#### Records shown ####

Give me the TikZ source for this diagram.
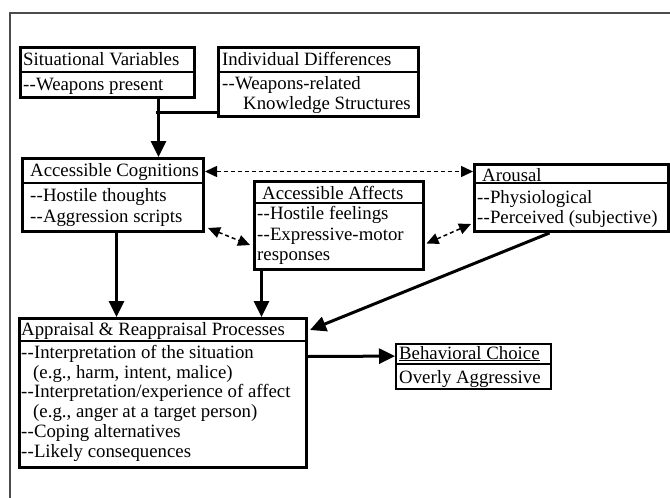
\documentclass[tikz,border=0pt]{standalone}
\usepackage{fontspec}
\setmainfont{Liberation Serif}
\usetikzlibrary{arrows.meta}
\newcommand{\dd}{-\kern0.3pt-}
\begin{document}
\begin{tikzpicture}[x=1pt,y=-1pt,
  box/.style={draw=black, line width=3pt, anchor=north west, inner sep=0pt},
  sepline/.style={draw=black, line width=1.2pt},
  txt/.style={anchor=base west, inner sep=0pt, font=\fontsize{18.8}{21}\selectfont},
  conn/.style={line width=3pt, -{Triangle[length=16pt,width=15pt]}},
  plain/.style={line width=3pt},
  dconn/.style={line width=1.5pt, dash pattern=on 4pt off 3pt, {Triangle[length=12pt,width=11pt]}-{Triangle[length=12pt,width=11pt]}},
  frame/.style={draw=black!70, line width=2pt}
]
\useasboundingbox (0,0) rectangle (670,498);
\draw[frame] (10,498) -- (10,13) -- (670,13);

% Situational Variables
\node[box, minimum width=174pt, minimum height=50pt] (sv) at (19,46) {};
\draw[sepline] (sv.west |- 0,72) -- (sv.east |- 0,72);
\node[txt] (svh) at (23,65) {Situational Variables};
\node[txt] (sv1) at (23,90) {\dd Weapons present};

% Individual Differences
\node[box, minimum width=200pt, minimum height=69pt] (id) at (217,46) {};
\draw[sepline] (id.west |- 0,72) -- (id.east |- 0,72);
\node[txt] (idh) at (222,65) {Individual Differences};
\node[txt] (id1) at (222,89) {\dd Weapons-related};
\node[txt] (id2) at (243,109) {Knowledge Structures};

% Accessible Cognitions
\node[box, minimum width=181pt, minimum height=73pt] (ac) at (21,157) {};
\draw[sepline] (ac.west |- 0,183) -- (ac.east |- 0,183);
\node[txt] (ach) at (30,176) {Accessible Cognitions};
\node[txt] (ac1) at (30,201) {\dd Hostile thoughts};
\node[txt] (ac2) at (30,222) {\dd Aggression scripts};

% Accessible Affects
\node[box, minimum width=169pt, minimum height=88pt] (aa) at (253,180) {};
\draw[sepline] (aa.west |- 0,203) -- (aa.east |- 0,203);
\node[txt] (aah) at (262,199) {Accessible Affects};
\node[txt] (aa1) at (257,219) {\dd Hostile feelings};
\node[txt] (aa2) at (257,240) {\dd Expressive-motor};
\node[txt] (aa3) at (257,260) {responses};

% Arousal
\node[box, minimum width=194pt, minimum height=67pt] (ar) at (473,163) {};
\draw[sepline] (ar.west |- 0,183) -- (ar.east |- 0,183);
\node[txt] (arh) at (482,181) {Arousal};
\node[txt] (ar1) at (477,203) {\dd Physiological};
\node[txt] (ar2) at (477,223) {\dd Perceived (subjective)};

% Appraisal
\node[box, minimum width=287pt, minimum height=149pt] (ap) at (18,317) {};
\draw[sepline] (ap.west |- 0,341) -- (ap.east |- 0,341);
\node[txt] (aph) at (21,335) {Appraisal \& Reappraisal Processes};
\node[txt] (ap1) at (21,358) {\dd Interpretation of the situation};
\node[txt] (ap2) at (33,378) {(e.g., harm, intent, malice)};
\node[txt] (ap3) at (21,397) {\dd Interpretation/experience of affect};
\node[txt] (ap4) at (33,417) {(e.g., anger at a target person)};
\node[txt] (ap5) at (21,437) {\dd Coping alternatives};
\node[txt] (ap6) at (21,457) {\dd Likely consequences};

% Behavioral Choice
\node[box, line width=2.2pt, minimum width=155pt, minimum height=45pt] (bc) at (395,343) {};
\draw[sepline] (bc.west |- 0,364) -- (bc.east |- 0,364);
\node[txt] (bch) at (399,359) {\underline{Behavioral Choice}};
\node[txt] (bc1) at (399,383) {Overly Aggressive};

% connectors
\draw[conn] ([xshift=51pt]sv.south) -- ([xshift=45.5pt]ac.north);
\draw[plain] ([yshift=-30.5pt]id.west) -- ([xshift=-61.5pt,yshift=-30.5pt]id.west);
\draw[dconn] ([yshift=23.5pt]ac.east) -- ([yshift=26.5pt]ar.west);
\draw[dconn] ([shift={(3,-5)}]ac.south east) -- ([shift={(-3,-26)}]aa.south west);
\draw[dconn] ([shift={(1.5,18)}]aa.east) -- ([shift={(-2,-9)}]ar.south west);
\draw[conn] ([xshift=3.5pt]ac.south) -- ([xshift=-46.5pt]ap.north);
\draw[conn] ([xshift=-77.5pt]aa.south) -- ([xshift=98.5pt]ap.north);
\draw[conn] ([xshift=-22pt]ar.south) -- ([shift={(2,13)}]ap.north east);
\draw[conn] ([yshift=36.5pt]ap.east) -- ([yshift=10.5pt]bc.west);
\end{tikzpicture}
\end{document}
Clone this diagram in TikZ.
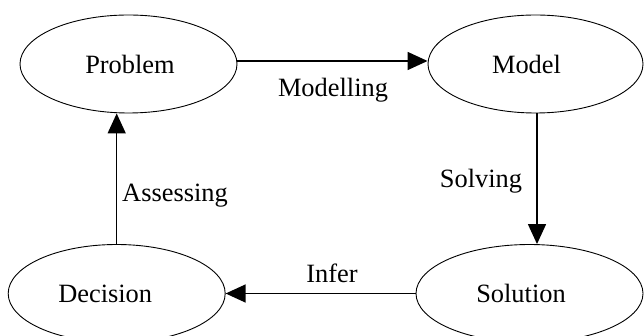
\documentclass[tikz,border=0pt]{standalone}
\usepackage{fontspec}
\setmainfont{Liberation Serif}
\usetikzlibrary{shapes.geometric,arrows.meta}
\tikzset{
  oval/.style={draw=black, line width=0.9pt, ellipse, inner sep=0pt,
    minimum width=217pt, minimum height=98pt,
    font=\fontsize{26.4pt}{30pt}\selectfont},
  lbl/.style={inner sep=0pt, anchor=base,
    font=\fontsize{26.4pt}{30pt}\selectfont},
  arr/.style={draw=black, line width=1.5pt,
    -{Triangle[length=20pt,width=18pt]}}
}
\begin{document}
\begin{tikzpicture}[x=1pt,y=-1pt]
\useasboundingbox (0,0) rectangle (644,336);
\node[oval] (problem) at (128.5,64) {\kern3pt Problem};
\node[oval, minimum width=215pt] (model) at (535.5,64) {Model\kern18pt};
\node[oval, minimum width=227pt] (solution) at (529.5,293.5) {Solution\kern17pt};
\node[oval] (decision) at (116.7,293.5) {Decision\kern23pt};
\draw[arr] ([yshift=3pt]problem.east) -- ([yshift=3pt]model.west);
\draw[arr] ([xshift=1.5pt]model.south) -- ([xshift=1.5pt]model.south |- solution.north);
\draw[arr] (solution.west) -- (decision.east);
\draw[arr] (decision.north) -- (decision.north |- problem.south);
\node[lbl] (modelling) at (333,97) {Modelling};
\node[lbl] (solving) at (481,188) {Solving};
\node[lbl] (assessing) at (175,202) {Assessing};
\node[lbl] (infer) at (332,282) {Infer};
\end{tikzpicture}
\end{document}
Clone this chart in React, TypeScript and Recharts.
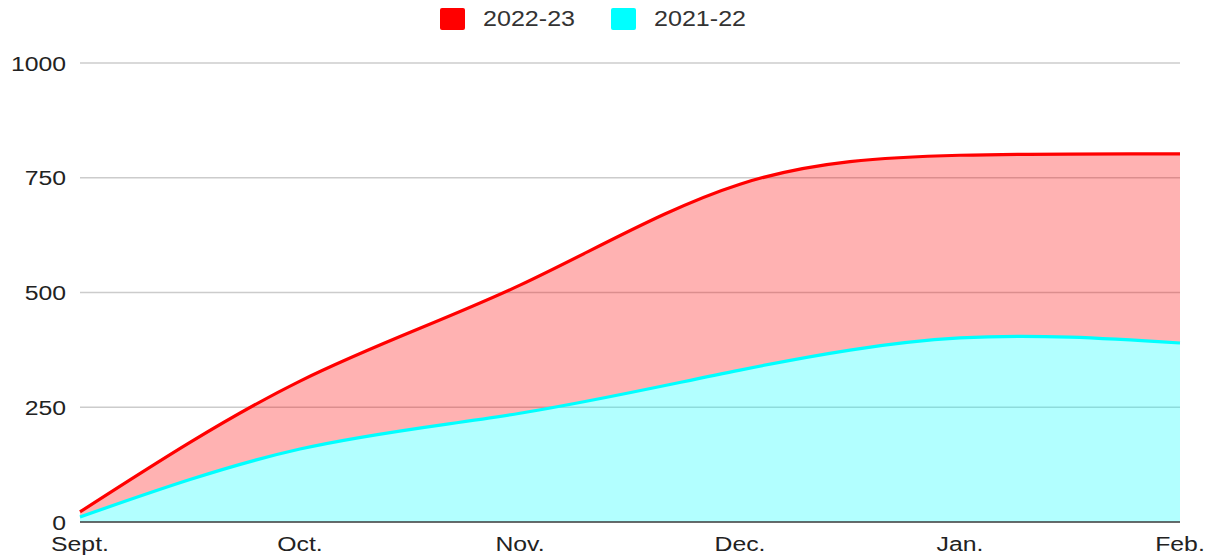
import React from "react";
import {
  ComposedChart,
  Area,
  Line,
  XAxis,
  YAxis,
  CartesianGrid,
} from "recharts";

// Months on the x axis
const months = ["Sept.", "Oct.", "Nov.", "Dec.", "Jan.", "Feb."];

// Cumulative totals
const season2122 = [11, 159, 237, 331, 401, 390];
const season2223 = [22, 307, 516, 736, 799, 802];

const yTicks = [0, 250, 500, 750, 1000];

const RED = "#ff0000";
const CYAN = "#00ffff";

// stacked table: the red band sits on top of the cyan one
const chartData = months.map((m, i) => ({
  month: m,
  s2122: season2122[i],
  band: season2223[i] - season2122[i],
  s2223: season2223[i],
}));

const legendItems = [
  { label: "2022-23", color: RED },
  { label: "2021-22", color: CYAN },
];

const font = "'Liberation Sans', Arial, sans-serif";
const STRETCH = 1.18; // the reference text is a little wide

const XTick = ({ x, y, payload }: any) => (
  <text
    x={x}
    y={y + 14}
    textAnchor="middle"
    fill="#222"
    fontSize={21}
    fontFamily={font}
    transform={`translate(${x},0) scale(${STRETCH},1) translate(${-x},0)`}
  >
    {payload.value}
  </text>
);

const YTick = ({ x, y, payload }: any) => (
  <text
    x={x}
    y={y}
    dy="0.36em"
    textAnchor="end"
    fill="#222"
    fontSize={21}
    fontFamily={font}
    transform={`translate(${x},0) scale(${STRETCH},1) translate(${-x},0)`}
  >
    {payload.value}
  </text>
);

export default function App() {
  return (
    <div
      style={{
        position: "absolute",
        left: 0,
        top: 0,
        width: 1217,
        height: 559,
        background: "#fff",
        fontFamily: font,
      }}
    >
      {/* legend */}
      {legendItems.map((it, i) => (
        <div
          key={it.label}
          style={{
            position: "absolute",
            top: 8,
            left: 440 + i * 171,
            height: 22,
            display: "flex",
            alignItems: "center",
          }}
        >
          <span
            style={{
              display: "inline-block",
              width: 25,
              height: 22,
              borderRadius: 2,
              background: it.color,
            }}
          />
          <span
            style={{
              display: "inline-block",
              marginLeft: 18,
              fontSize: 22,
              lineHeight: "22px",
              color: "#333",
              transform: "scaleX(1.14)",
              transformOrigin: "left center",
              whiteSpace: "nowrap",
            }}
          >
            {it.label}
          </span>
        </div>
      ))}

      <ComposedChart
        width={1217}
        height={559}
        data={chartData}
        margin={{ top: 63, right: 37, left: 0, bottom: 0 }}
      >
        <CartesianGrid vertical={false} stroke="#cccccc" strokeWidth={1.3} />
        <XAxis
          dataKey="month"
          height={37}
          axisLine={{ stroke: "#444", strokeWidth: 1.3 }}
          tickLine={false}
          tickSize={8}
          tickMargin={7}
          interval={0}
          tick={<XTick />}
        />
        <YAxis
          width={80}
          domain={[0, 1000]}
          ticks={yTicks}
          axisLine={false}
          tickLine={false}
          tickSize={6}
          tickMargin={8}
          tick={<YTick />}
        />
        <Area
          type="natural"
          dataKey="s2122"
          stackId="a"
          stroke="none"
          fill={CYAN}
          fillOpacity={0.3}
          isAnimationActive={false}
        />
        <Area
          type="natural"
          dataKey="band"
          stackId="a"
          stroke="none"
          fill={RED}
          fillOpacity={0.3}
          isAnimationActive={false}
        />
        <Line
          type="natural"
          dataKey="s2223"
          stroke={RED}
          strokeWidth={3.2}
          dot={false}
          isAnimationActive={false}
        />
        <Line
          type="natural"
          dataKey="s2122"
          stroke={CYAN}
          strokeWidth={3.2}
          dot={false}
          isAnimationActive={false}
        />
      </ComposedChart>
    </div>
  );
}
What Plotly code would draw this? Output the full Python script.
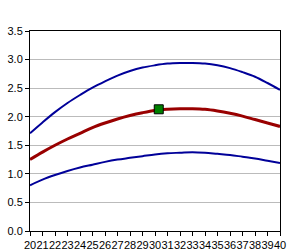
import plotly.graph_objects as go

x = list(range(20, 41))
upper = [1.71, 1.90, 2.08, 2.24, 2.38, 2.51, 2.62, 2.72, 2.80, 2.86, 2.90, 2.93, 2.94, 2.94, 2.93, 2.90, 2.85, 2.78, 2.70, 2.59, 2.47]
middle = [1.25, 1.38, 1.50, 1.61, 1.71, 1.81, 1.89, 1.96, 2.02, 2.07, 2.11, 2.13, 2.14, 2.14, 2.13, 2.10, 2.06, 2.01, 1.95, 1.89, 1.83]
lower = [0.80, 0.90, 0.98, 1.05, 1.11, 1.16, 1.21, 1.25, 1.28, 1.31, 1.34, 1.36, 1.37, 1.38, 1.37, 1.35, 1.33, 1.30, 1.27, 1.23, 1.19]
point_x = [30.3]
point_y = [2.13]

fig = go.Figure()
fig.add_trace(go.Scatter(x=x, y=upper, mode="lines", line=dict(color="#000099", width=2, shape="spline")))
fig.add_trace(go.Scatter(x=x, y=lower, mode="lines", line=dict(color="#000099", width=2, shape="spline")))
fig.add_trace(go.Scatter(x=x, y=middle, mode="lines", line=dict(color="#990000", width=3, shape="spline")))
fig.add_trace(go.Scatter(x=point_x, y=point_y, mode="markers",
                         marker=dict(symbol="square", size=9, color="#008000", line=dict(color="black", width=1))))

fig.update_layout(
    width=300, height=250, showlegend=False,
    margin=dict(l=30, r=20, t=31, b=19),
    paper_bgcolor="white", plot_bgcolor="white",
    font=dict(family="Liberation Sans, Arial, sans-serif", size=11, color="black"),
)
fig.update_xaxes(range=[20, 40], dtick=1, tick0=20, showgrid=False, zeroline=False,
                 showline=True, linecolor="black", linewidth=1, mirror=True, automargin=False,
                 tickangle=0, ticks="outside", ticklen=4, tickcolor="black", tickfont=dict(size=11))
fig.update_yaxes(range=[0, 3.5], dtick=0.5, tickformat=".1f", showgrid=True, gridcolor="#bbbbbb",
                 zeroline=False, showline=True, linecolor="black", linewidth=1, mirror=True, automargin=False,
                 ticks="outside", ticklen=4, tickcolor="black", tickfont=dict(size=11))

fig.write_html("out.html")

####

- **Exercise instructions**
Please restate the material above line by line, exactly, beginning at its first line and ending with the line that contains "(id2) at (243,109)", without any pictures.

- **Result**
Give me the TikZ source for this diagram.
\documentclass[tikz,border=0pt]{standalone}
\usepackage{fontspec}
\setmainfont{Liberation Serif}
\usetikzlibrary{arrows.meta}
\newcommand{\dd}{-\kern0.3pt-}
\begin{document}
\begin{tikzpicture}[x=1pt,y=-1pt,
  box/.style={draw=black, line width=3pt, anchor=north west, inner sep=0pt},
  sepline/.style={draw=black, line width=1.2pt},
  txt/.style={anchor=base west, inner sep=0pt, font=\fontsize{18.8}{21}\selectfont},
  conn/.style={line width=3pt, -{Triangle[length=16pt,width=15pt]}},
  plain/.style={line width=3pt},
  dconn/.style={line width=1.5pt, dash pattern=on 4pt off 3pt, {Triangle[length=12pt,width=11pt]}-{Triangle[length=12pt,width=11pt]}},
  frame/.style={draw=black!70, line width=2pt}
]
\useasboundingbox (0,0) rectangle (670,498);
\draw[frame] (10,498) -- (10,13) -- (670,13);

% Situational Variables
\node[box, minimum width=174pt, minimum height=50pt] (sv) at (19,46) {};
\draw[sepline] (sv.west |- 0,72) -- (sv.east |- 0,72);
\node[txt] (svh) at (23,65) {Situational Variables};
\node[txt] (sv1) at (23,90) {\dd Weapons present};

% Individual Differences
\node[box, minimum width=200pt, minimum height=69pt] (id) at (217,46) {};
\draw[sepline] (id.west |- 0,72) -- (id.east |- 0,72);
\node[txt] (idh) at (222,65) {Individual Differences};
\node[txt] (id1) at (222,89) {\dd Weapons-related};
\node[txt] (id2) at (243,109) {Knowledge Structures};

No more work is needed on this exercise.